Erzählungen schaffen Wirklichkeit

Andreas Müller

20. Mai 2022

Erzählungen schaffen Wirklichkeit

Was für eine Zukunft wollen wir und wie landen wir dort? In der Schweizer Politik fehlten bisher Wille und Können, sich Zukunftsentwürfe auszudenken und den Weg dahin zu beschreiten.

Es wäre eine zentrale Aufgabe der Parteien, Szenarien für die Zukunft zu entwickeln und damit sich und ihren Wähler:innen Orientierung zu bieten. Parteien, die erfolgreich sein wollen, müssten ihre politischen Forderungen in glaubwürdigen, auch neuartigen Narrativen erzählen und eine Schweiz zeichnen, in der beispielsweise Klimaschutz oder Care-Arbeit ein zentraler Bestandteil sind. Doch das wagen die schweizerischen Parteien kaum.

Tief verankerte Selbstbilder und nicht-hinterfragte dominante Narrative führen dazu, dass in den Köpfen der Politiker:innen grössere Veränderungen oder gar ein Paradigmenwechsel unmöglich erscheinen. Ideen und Lösungsvorschläge, die konträr zu althergebrachten Narrativen stehen, werden so «undenkbar» und geraten ausser Reichweite. Oft hatten Wähler:innen in den letzten Jahren lediglich die Wahl zwischen einem mythischen, rückwärtsgewandten Geschichtsbild, verknüpft mit einem Gegenwartsbild, das Ängste schürt, oder einer kurzfristig orientierten Amtsinhaber:innen-Sachpolitik, die weder eine Geschichte erzählt noch ein Zukunftsbild transportiert.

Ein Beispiel ist der Abstimmungskampf zur Masseneinwanderungsinitiative von 2014, wo auch die Gegner vor allem das Narrativ vom Dichtestress aufnahmen. Neue und nach vorne gerichtete Erzählungen fehlen.

 

Warum brauchen politische Parteien Narrative?

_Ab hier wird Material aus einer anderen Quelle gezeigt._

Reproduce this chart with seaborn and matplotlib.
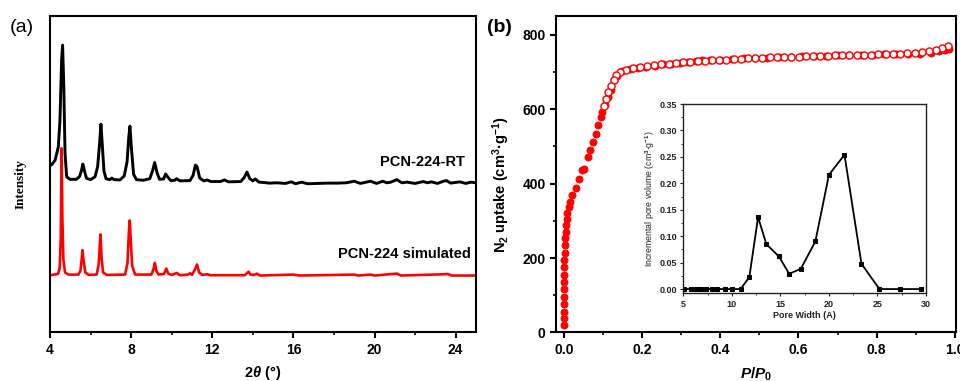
import matplotlib
matplotlib.use("Agg")
import matplotlib.pyplot as plt
import pandas as pd
import seaborn as sns
from matplotlib.ticker import MultipleLocator, FormatStrFormatter

# ---- (a) PXRD patterns: (2theta, intensity) vertices ----
rt_theta = [4.00, 4.08, 4.25, 4.41, 4.49, 4.57, 4.62, 4.68, 4.74, 4.82, 4.98, 5.30, 5.46, 5.55, 5.62, 5.70, 5.80, 6.00,
            6.22, 6.35, 6.44, 6.51, 6.58, 6.66, 6.76, 6.95, 7.05, 7.15, 7.45, 7.66, 7.80, 7.88, 7.94, 8.01, 8.12, 8.26,
            8.60, 8.92, 9.05, 9.16, 9.28, 9.40, 9.60, 9.70, 9.82, 9.95, 10.15, 10.24, 10.40, 10.90, 11.05, 11.17, 11.25,
            11.38, 11.58, 11.75, 11.92, 12.40, 12.60, 12.80, 13.40, 13.58, 13.71, 13.85, 14.00, 14.12, 14.30, 14.55,
            14.80, 15.20, 15.60, 15.90, 16.10, 16.40, 16.70, 17.20, 17.70, 18.20, 18.60, 19.00, 19.30, 19.80, 20.10,
            20.40, 20.60, 20.80, 21.10, 21.35, 21.60, 22.00, 22.40, 22.60, 22.80, 23.10, 23.40, 23.55, 23.75, 24.20,
            24.50, 24.75, 25.00]
rt_int = [52.8, 53.0, 54.4, 58.7, 67.0, 86.0, 90.8, 77.7, 56.6, 49.2, 48.4, 48.4, 49.3, 51.2, 53.2, 51.0, 48.7, 48.3,
          49.2, 52.5, 59.5, 65.8, 59.0, 51.0, 48.6, 48.3, 48.8, 48.3, 48.2, 49.5, 54.0, 61.5, 65.2, 58.5, 50.0, 48.3,
          48.1, 48.6, 51.0, 53.7, 50.4, 48.4, 48.5, 50.1, 49.0, 48.0, 48.1, 48.6, 47.9, 48.0, 49.6, 52.9, 52.4,
          48.8, 47.9, 48.2, 47.7, 47.7, 48.2, 47.6, 47.7, 49.0, 50.7, 48.6, 47.9, 48.5, 47.5, 47.4,
          47.2, 47.3, 47.1, 47.6, 47.0, 47.5, 47.0, 47.1, 47.2, 47.2, 47.3, 47.8, 47.1, 47.8, 47.1,
          47.8, 47.3, 47.5, 48.3, 47.3, 47.5, 47.1, 47.7, 47.3, 47.6, 47.1, 47.8, 48.0, 47.2, 47.6,
          47.1, 47.5, 47.3]

sim_theta = [4.00, 4.30, 4.40, 4.48, 4.53, 4.57, 4.61, 4.66, 4.74, 4.90, 5.40, 5.50, 5.56, 5.60, 5.66, 5.74, 5.90, 6.30,
             6.40, 6.45, 6.49, 6.54, 6.61, 6.80, 7.70, 7.82, 7.89, 7.93, 7.98, 8.05, 8.20, 9.00, 9.10, 9.17, 9.24,
             9.35, 9.62, 9.73, 9.83, 10.00, 10.25, 10.40, 10.80, 10.90, 11.00, 11.15, 11.25, 11.35, 11.50, 11.75,
             11.90, 13.60, 13.72, 13.79, 13.88, 14.05, 14.20, 14.35, 16.00, 16.30, 19.00, 19.20, 19.80, 20.00,
             21.10, 21.30, 23.40, 23.60, 23.80, 25.00]
sim_int = [18.1, 18.4, 18.6, 20.5, 30.0, 58.2, 36.0, 23.0, 19.0, 18.3, 18.3, 19.5, 23.0, 26.0, 22.5, 19.0, 18.2, 18.3,
           21.5, 27.0, 31.0, 24.0, 19.0, 18.2, 18.3, 22.0, 32.0, 35.4, 29.0, 21.0, 18.3, 18.3, 20.0, 22.0, 19.5,
           18.3, 18.5, 20.2, 18.6, 18.2, 18.8, 18.1, 18.3, 18.7, 18.2, 20.0, 21.5, 19.0, 18.2, 18.4,
           18.1, 18.1, 18.8, 19.2, 18.3, 18.2, 18.6, 18.0, 18.3, 18.0, 18.3, 18.0, 18.3, 18.0,
           18.6, 18.0, 18.4, 18.5, 18.0, 18.0]

# ---- (b) N2 isotherm ----
ads_p = [0.0000, 0.0001, 0.0002, 0.0003, 0.0004, 0.0005, 0.0007, 0.0009, 0.0012, 0.0016, 0.0021, 0.0027, 0.0034,
         0.0043, 0.0055, 0.0070, 0.0090, 0.0128, 0.0170, 0.0210, 0.0300, 0.0380, 0.0470, 0.0510, 0.0620, 0.0680,
         0.0740, 0.0810, 0.0870, 0.0940, 0.0980, 0.1050, 0.1120, 0.1200, 0.1280, 0.1360, 0.1500, 0.1700, 0.1900,
         0.2100, 0.2320, 0.2530, 0.2750, 0.2960, 0.3180, 0.3390, 0.3530, 0.3750, 0.4000, 0.4300, 0.4600, 0.4900,
         0.5200, 0.5500, 0.5800, 0.6100, 0.6400, 0.6700, 0.7000, 0.7300, 0.7600, 0.7900, 0.8200, 0.8500, 0.8800,
         0.9100, 0.9400, 0.9600, 0.9750, 0.9850]
ads_v = [20, 38, 56, 76, 96, 116, 135, 155, 175, 194, 214, 234, 253,
         270, 288, 306, 322, 337, 351, 369, 389, 411, 436, 440, 471, 489,
         512, 532, 556, 579, 592, 612, 632, 652, 677, 690, 702, 707, 711,
         714, 717, 720, 722, 724, 726, 728, 731, 731, 733, 734, 736, 737,
         738, 740, 741, 742, 743, 743, 744, 745, 745, 746, 747, 747, 748,
         749, 751, 755, 758, 762]

des_p = [0.982, 0.967, 0.952, 0.934, 0.915, 0.897, 0.878, 0.860, 0.841, 0.823, 0.804, 0.786, 0.767, 0.749, 0.730,
         0.712, 0.693, 0.675, 0.656, 0.638, 0.619, 0.601, 0.582, 0.564, 0.545, 0.527, 0.508, 0.490, 0.471, 0.453,
         0.434, 0.416, 0.397, 0.379, 0.360, 0.342, 0.323, 0.305, 0.286, 0.268, 0.249, 0.231, 0.212, 0.194, 0.176,
         0.158, 0.143, 0.134, 0.127, 0.120, 0.114, 0.108, 0.102]
des_v = [770, 764, 758, 755, 752, 751, 750, 749, 748, 748, 747, 746, 746, 745, 745,
         744, 744, 743, 743, 742, 742, 741, 741, 740, 739, 739, 738, 737, 736, 735,
         734, 733, 732, 731, 730, 729, 727, 726, 724, 722, 720, 718, 715, 713, 710,
         706, 700, 692, 678, 662, 645, 626, 607]

# ---- inset: pore size distribution ----
pore_width = [5.03, 5.8, 6.3, 6.6, 6.85, 7.35, 7.95, 8.5, 9.25, 10.0, 10.9, 11.8, 12.7, 13.55, 14.85, 15.9, 17.1,
              18.6, 20.0, 21.6, 23.35, 25.2, 27.35, 29.5]
pore_vol = [0.0, 0.0, 0.0, 0.0, 0.0, 0.0, 0.0, 0.0, 0.0, 0.0, 0.0, 0.0227, 0.136, 0.085, 0.0616, 0.0289, 0.0383,
            0.090, 0.216, 0.254, 0.0478, 0.0, 0.0, 0.0]

sns.set_style("ticks")
plt.rcParams['font.family'] = ['Liberation Sans', 'DejaVu Sans']
plt.rcParams['mathtext.fontset'] = 'custom'
plt.rcParams['mathtext.rm'] = 'Liberation Sans:bold'
plt.rcParams['mathtext.it'] = 'Liberation Sans:italic:bold'
plt.rcParams['mathtext.bf'] = 'Liberation Sans:bold'
for key in ("text.color", "axes.labelcolor", "xtick.color", "ytick.color"):
    plt.rcParams[key] = "black"

fig = plt.figure(figsize=(9.6, 3.81), dpi=100)
ax_a = fig.add_axes([0.0521, 0.1273, 0.4437, 0.8307])
ax_b = fig.add_axes([0.5792, 0.1273, 0.4166, 0.8307])
ax_in = fig.add_axes([0.7118, 0.2302, 0.2528, 0.4968])

# panel (a)
xrd = pd.DataFrame({"theta": rt_theta, "intensity": rt_int})
sim = pd.DataFrame({"theta": sim_theta, "intensity": sim_int})
sns.lineplot(data=xrd, x="theta", y="intensity", sort=False, estimator=None, color="black", lw=2.1, ax=ax_a)
sns.lineplot(data=sim, x="theta", y="intensity", sort=False, estimator=None, color="#ff0000", lw=1.9, ax=ax_a)
ax_a.set_xlim(4, 25)
ax_a.set_ylim(0, 100)
ax_a.xaxis.set_major_locator(MultipleLocator(4))
ax_a.xaxis.set_minor_locator(MultipleLocator(2))
ax_a.tick_params(axis="y", left=False, labelleft=False)
ax_a.text(24.45, 54, "PCN-224-RT", ha="right", va="center", fontsize=10.5, fontweight="bold")
ax_a.text(24.75, 24.7, "PCN-224 simulated", ha="right", va="center", fontsize=10.5, fontweight="bold")
ax_a.set_xlabel(r"$2\theta$ (°)", fontsize=10.5, fontweight="bold", labelpad=5)
ax_a.set_ylabel("Intensity", family="Liberation Serif", fontsize=9.5, fontweight="bold")
ax_a.yaxis.set_label_coords(-0.055, 0.47)

# panel (b)
sns.scatterplot(x=ads_p, y=ads_v, color="#ff0000", edgecolor="#ff0000", s=26, linewidth=0.6, ax=ax_b, zorder=3)
sns.scatterplot(x=des_p, y=des_v, facecolor="white", edgecolor="#ff0000", s=26, linewidth=1.0, ax=ax_b, zorder=4)
ax_b.set_xlim(-0.02, 1.003)
ax_b.set_ylim(0, 850)
ax_b.xaxis.set_major_locator(MultipleLocator(0.2))
ax_b.xaxis.set_minor_locator(MultipleLocator(0.1))
ax_b.yaxis.set_major_locator(MultipleLocator(200))
ax_b.yaxis.set_minor_locator(MultipleLocator(100))
ax_b.set_xlabel(r"$P/P_0$", fontsize=11, labelpad=6)
ax_b.set_ylabel(r"N$_2$ uptake (cm$^3$·g$^{-1}$)", fontsize=10.5, fontweight="bold")
ax_b.yaxis.set_label_coords(-0.111, 0.466)

for ax in (ax_a, ax_b):
    for sp in ax.spines.values():
        sp.set_linewidth(1.5)
        sp.set_color("black")
    ax.tick_params(which="major", direction="out", length=4.5, width=1.5, labelsize=10, pad=3)
    ax.tick_params(which="minor", direction="out", length=2.5, width=1.2)
    for lab in ax.get_xticklabels() + ax.get_yticklabels():
        lab.set_fontweight("bold")

# inset
sns.lineplot(x=pore_width, y=pore_vol, color="black", lw=1.3, marker="s", markersize=3.5,
             markeredgecolor="black", sort=False, estimator=None, ax=ax_in)
ax_in.set_xlim(5, 30)
ax_in.set_ylim(-0.008, 0.35)
ax_in.xaxis.set_major_locator(MultipleLocator(5))
ax_in.xaxis.set_minor_locator(MultipleLocator(2.5))
ax_in.yaxis.set_major_locator(MultipleLocator(0.05))
ax_in.yaxis.set_minor_locator(MultipleLocator(0.025))
ax_in.yaxis.set_major_formatter(FormatStrFormatter("%.2f"))
for sp in ax_in.spines.values():
    sp.set_linewidth(1.0)
    sp.set_color("#222222")
ax_in.tick_params(which="major", direction="out", length=2.5, width=0.8, labelsize=6.5, pad=2, colors="#222222")
ax_in.tick_params(which="minor", direction="out", length=1.5, width=0.6, colors="#222222")
for lab in ax_in.get_xticklabels() + ax_in.get_yticklabels():
    lab.set_fontweight("bold")
ax_in.set_xlabel("Pore Width (A)", fontsize=6.5, fontweight="bold", color="#222222", labelpad=2)
ax_in.set_ylabel(r"Incremental pore volume (cm$^3$·g$^{-1}$)", fontsize=6.3, color="#222222", labelpad=2)

fig.text(10 / 960, 0.929, "(a)", fontsize=14, va="center", ha="left")
fig.text(487 / 960, 0.929, "(b)", fontsize=14, fontweight="bold", va="center", ha="left")

fig.savefig("out.png", dpi=100)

Ein politisches Narrativ erfüllt den Zweck, politische Ziele und Werte der Gegenwart in eine Erzählung einzubinden, die eine Brücke schlägt von der Vergangenheit zu einer anzustrebenden Zukunft. Zum Beispiel ist der «American Dream» der Inbegriff für den Traum von wirtschaftlichem Erfolg bei Wahrung der persönlichen Freiheit.  Es ist mittlerweile gemeinhin anerkannt, dass Politik genauso sehr ein «Ort von Geschichten» und wie ein «Ort der Argumente» ist. Es sind dabei vor allem die Geschichten, die Narrative, die haften bleiben.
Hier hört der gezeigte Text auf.